The country's first bioelectric power plant is located next to the Ciro Redondo sugar mill, in Ciego de Avila.
Ciego de Avila, December 21 (RHC)-- Cuba's first bioelectric plant after its synchronization with the Ciro Redondo sugar mill, has generated 2,018 megawatt-hours in five days of its test phase.
The power generated meets one-fifth of the Ciego de Avila province's daily energy consumption.
Iván Powell Sardison, director of the National Office for the Control of the Rational Use of Energy in the province, explained to the Cuban News Agency that this contribution is positive. With only one of its two boilers, the plant generated 400 megawatt-hours as a daily average.
That - he said - means that it worked 20 hours each of those producing 20 megawatts, and it is designed to deliver around 60 megawatts.
He informed that the average consumption of a home is 174 kilowatt-hours per month, so the 2,018 megawatts the plant delivered would cover what is spent in a month by some 11,600 houses in the province, which represent 13 percent of the total residential population.

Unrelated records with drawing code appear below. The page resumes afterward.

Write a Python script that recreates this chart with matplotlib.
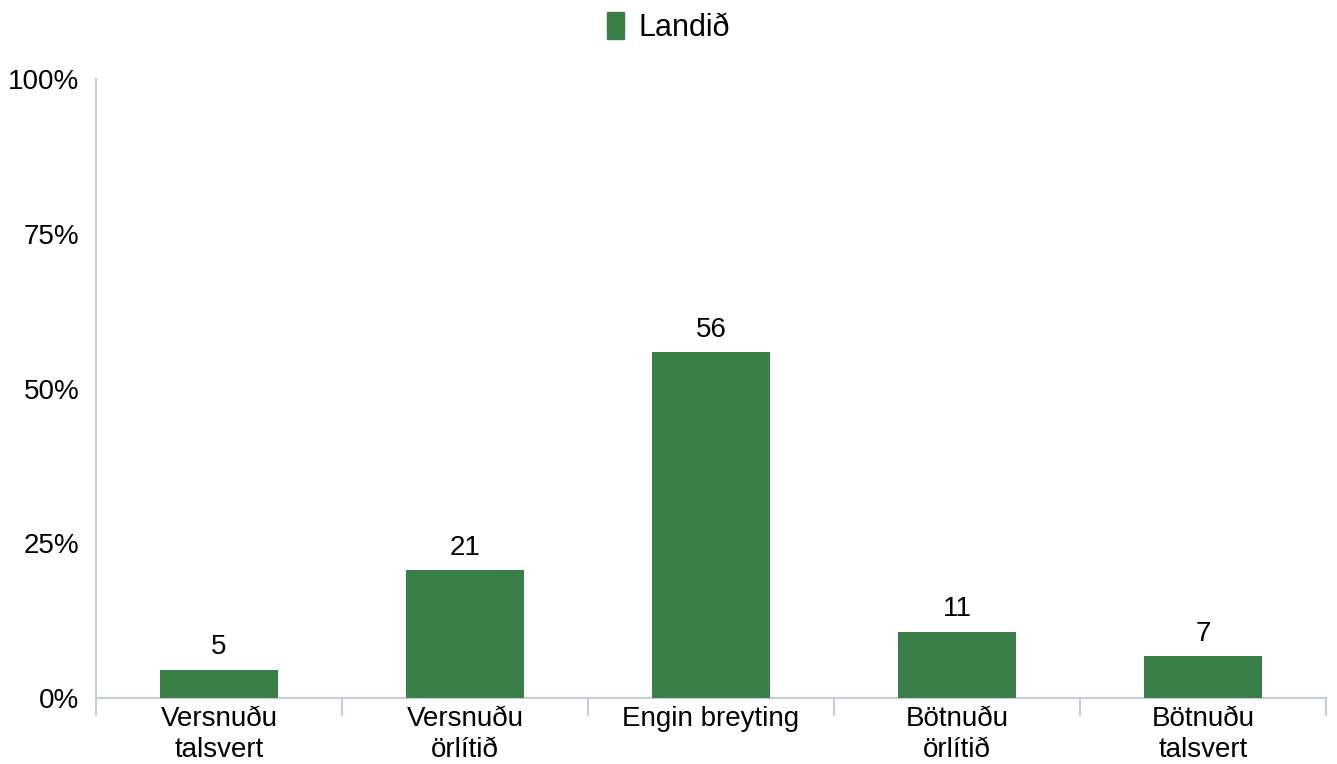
import matplotlib
matplotlib.use("Agg")
import matplotlib.pyplot as plt
from matplotlib.patches import Patch
import numpy as np

plt.rcParams['font.family'] = ['Liberation Sans', 'DejaVu Sans']

categories = ['Versnuðu\ntalsvert', 'Versnuðu\nörlítið', 'Engin breyting',
              'Bötnuðu\nörlítið', 'Bötnuðu\ntalsvert']
values = [4.6, 20.7, 55.9, 10.7, 6.8]
labels = ['5', '21', '56', '11', '7']
series_name = 'Landið'
yticks = [0, 25, 50, 75, 100]

green = '#3a7f47'
axcol = '#c3cde0'

fig = plt.figure(figsize=(13.37, 7.64), dpi=100)
ax = fig.add_axes([96/1337, 1-698/764, 1230/1337, 619/764])

x = np.arange(len(categories))
bars = ax.bar(x, values, width=0.48, color=green, zorder=3)
for b, lab in zip(bars, labels):
    ax.text(b.get_x() + b.get_width()/2, b.get_height() + 1.5, lab,
            ha='center', va='bottom', fontsize=20)

ax.set_xlim(-0.5, len(categories) - 0.5)
ax.set_ylim(0, 100)
ax.set_yticks(yticks)
ax.set_yticklabels([f'{t}%' for t in yticks], fontsize=20)
ax.tick_params(axis='y', length=0, pad=12)

ax.set_xticks(x)
ax.set_xticklabels(categories, fontsize=20, linespacing=1.25)
ax.tick_params(axis='x', length=0, pad=6)
ax.set_xticks(np.arange(-0.5, len(categories)), minor=True)
ax.tick_params(axis='x', which='minor', length=13, color=axcol, width=1.5)

for s in ['top', 'right']:
    ax.spines[s].set_visible(False)
for s in ['left', 'bottom']:
    ax.spines[s].set_color(axcol)
    ax.spines[s].set_linewidth(1.5)

fig.legend(handles=[Patch(color=green, label=series_name)], loc='upper center',
           bbox_to_anchor=(0.5, 1.02), frameon=False, fontsize=22,
           handlelength=0.55, handleheight=0.95, handletextpad=0.45)

fig.savefig('out.png', dpi=100)
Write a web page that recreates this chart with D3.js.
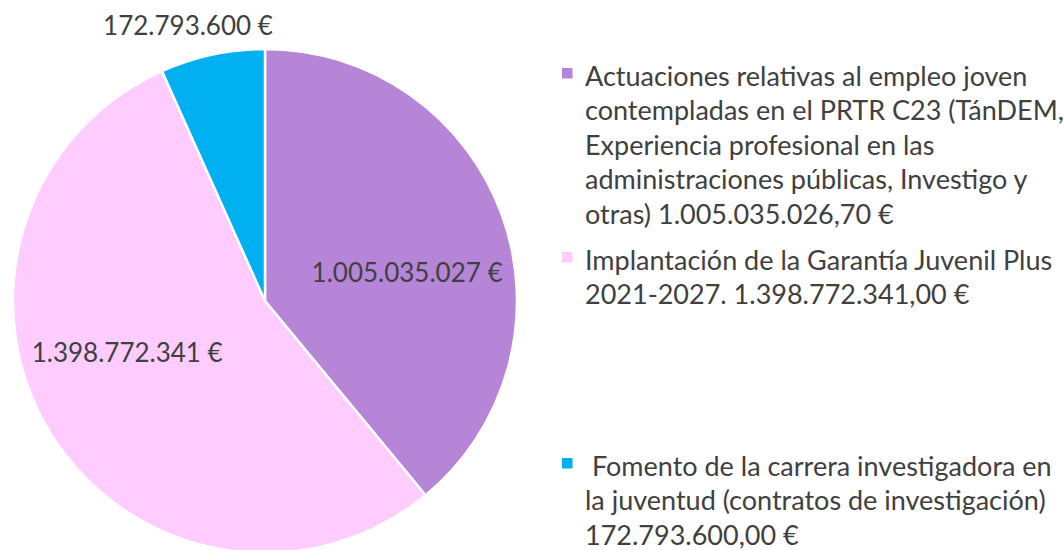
<!DOCTYPE html>
<html>
<head>
<meta charset="utf-8">
<script src="https://cdn.jsdelivr.net/npm/d3@7"></script>
<style>
  body { margin: 0; background: #fff; }
  text { font-family: Lato, "Open Sans", sans-serif; fill: #404040; }
</style>
</head>
<body>
<div id="chart"></div>
<script>
// series
var categories = [
    "Actuaciones relativas al empleo joven contempladas en el PRTR C23 (TánDEM, Experiencia profesional en las administraciones públicas, Investigo y otras)",
    "Implantación de la Garantía Juvenil Plus 2021-2027.",
    "Fomento de la carrera investigadora en la juventud (contratos de investigación)"
];
var values = [1005035026.70, 1398772341.00, 172793600.00];
var colors = ["#B785D8", "#FFCCFF", "#00B0F0"];
var dataLabels = ["1.005.035.027 €", "1.398.772.341 €", "172.793.600 €"];
// legend text, wrapped like the original
var legendLines = [
    ["Actuaciones relativas al empleo joven",
     "contempladas en el PRTR C23 (TánDEM,",
     "Experiencia profesional en las",
     "administraciones públicas, Investigo y",
     "otras) 1.005.035.026,70 €"],
    ["Implantación de la Garantía Juvenil Plus",
     "2021-2027. 1.398.772.341,00 €"],
    [" Fomento de la carrera investigadora en",
     "la juventud (contratos de investigación)",
     "172.793.600,00 €"]
];

var width = 1064, height = 550;
var cx = 265, cy = 301, radius = 252;
var labelFont = 26, legendFont = 27;

var svg = d3.select("#chart").append("svg")
    .attr("width", width)
    .attr("height", height);

var pie = d3.pie().sort(null).value(function (d) { return d; });
var arcs = pie(values);

var arc = d3.arc().innerRadius(0).outerRadius(radius);

var g = svg.append("g").attr("transform", "translate(" + cx + "," + cy + ")");

g.selectAll("path")
    .data(arcs)
    .enter().append("path")
    .attr("d", arc)
    .attr("fill", function (d, i) { return colors[i]; })
    .attr("stroke", "#fff")
    .attr("stroke-width", 2.5)
    .attr("stroke-linejoin", "miter");

// label placement: radius and angle nudge per slice (best fit like the original)
var labelRadius = [145, 147, 287];
var labelShift = [8.3, 11.5, -3.5]; // degrees

g.selectAll("text.lbl")
    .data(arcs)
    .enter().append("text")
    .attr("class", "lbl")
    .attr("text-anchor", "middle")
    .attr("dominant-baseline", "central")
    .attr("font-size", labelFont)
    .attr("x", function (d, i) {
        var a = (d.startAngle + d.endAngle) / 2 + labelShift[i] * Math.PI / 180;
        return Math.sin(a) * labelRadius[i];
    })
    .attr("y", function (d, i) {
        var a = (d.startAngle + d.endAngle) / 2 + labelShift[i] * Math.PI / 180;
        return -Math.cos(a) * labelRadius[i];
    })
    .text(function (d, i) { return dataLabels[i]; });

// legend
var legendX = 562, textX = 585, lineH = 34.5;
var legendTop = [75, 259, 465];

var legend = svg.append("g").attr("class", "legend");
legendLines.forEach(function (lines, i) {
    var item = legend.append("g");
    item.append("rect")
        .attr("x", legendX)
        .attr("y", legendTop[i] - 7)
        .attr("width", 10.5)
        .attr("height", 10.5)
        .attr("fill", colors[i]);
    item.selectAll("text")
        .data(lines)
        .enter().append("text")
        .attr("x", textX)
        .attr("y", function (d, j) { return legendTop[i] + j * lineH; })
        .attr("dominant-baseline", "central")
        .attr("font-size", legendFont)
        .attr("xml:space", "preserve")
        .style("white-space", "pre")
        .text(function (d) { return d; });
});
</script>
</body>
</html>
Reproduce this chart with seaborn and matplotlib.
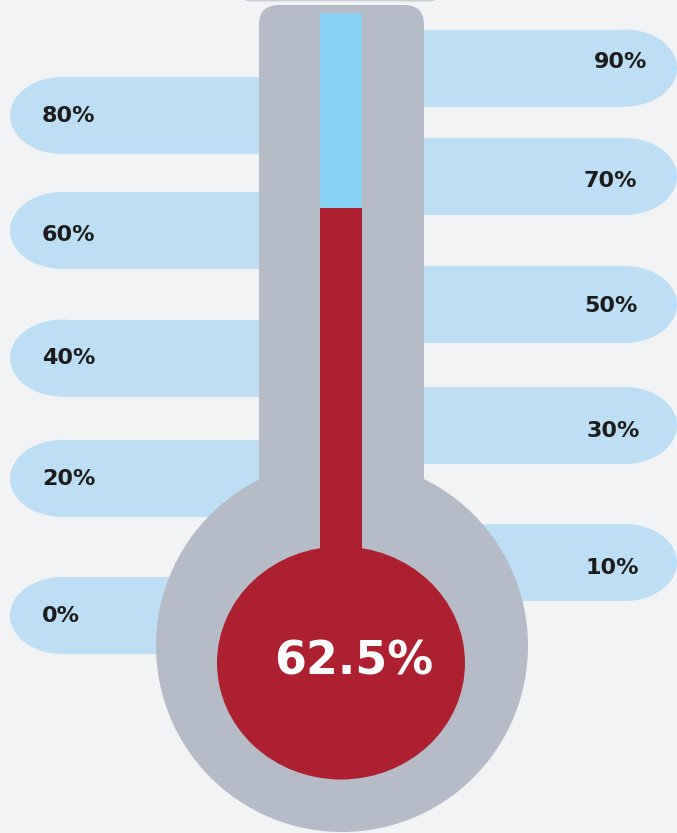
import matplotlib
matplotlib.use("Agg")
import matplotlib.pyplot as plt
from matplotlib.patches import FancyBboxPatch, Circle, Ellipse, Rectangle
import seaborn as sns

# data
fill_value = 62.5
fill_label = "62.5%"
left_labels = ["80%", "60%", "40%", "20%", "0%"]
right_labels = ["90%", "70%", "50%", "30%", "10%"]

# layout (pixel space, y downwards)
W, H = 677, 833
left_pill_y = [115.5, 230.5, 358, 478.5, 615.5]
right_pill_y = [68, 176.5, 304.5, 425.5, 562.5]
left_text_y = [115.5, 235, 358, 479, 615.5]
right_text_y = [62, 181, 305.5, 431, 567.5]
right_text_x = [647, 637, 638, 640, 639]
pill_h = 77
cap_w = 52  # horizontal extent of the rounded pill end

bg = "#f2f3f5"
pill_c = "#bddff5"
gray = "#b5bcc8"
red = "#ae2030"
tube_c = "#8ad2f3"

sns.set_theme(style="white")
plt.rcParams["font.family"] = ["DejaVu Sans"]

fig = plt.figure(figsize=(W / 100, H / 100), dpi=100)
fig.patch.set_facecolor(bg)
ax = fig.add_axes([0, 0, 1, 1])
ax.set_xlim(0, W)
ax.set_ylim(H, 0)
ax.set_facecolor(bg)
ax.axis("off")

# pills on the left: round end at x=10
for lab, yc, ty in zip(left_labels, left_pill_y, left_text_y):
    ax.add_patch(Ellipse((10 + cap_w, yc), 2 * cap_w, pill_h, fc=pill_c, ec="none", zorder=1))
    ax.add_patch(Rectangle((10 + cap_w, yc - pill_h / 2), 300 - 10 - cap_w, pill_h,
                           fc=pill_c, ec="none", zorder=1))
    ax.text(42, ty, lab, ha="left", va="center", fontsize=16,
            fontweight="bold", color="#1c1c1c", zorder=5)
# pills on the right: round end at the right border
for lab, yc, ty, tx in zip(right_labels, right_pill_y, right_text_y, right_text_x):
    ax.add_patch(Ellipse((W - cap_w, yc), 2 * cap_w, pill_h, fc=pill_c, ec="none", zorder=1))
    ax.add_patch(Rectangle((380, yc - pill_h / 2), W - cap_w - 380, pill_h,
                           fc=pill_c, ec="none", zorder=1))
    ax.text(tx, ty, lab, ha="right", va="center", fontsize=16,
            fontweight="bold", color="#1c1c1c", zorder=5)

# faint shape at the very top
ax.add_patch(FancyBboxPatch((237, -40), 206, 41.5,
                            boxstyle="round,pad=0,rounding_size=15",
                            fc="#c9ced6", ec="none", zorder=1))

# thermometer body
ax.add_patch(FancyBboxPatch((259, 5), 165, 560,
                            boxstyle="round,pad=0,rounding_size=20",
                            fc=gray, ec="none", zorder=2))
ax.add_patch(Circle((342, 646), 186, fc=gray, ec="none", zorder=2))
ax.add_patch(Rectangle((320, 520), 42, 50, fc=red, ec="none", zorder=3))
ax.add_patch(Ellipse((341, 663), 248, 233, fc=red, ec="none", zorder=3))
ax.text(354, 662, fill_label, ha="center", va="center", fontsize=33,
        fontweight="bold", color="white", zorder=6)

# mercury column: 0% at y=533, 100% at y=13
tube_top, tube_bot = 13, 533
ax_t = fig.add_axes([320 / W, 1 - tube_bot / H, 42 / W, (tube_bot - tube_top) / H])
ax_t.set_facecolor(tube_c)
sns.barplot(x=["level"], y=[fill_value], color=red, saturation=1, width=1,
            edgecolor="none", ax=ax_t)
ax_t.set_xlim(-0.5, 0.5)
ax_t.set_ylim(0, 100)
ax_t.set_xticks([])
ax_t.set_yticks([])
ax_t.set_xlabel("")
ax_t.set_ylabel("")
for s in ax_t.spines.values():
    s.set_visible(False)

fig.savefig("out.png", dpi=100, facecolor=bg)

With Chinese technology, the bioelectric plant investment cost some 140 million dollars and is one of the most important projects in the country, as it is included in the national strategy to expand the use of renewable energy sources.
It will consume 2,100 tons of bagasse in 24 hours during harvest and 1,200 to 1,500 tons of marabou during the sugar mill's idle period.
It is the first plant of its kind in Cuba in the foreign investment modality and a pioneer in using marabou as fuel, for which the most modern and efficient machines have been acquired.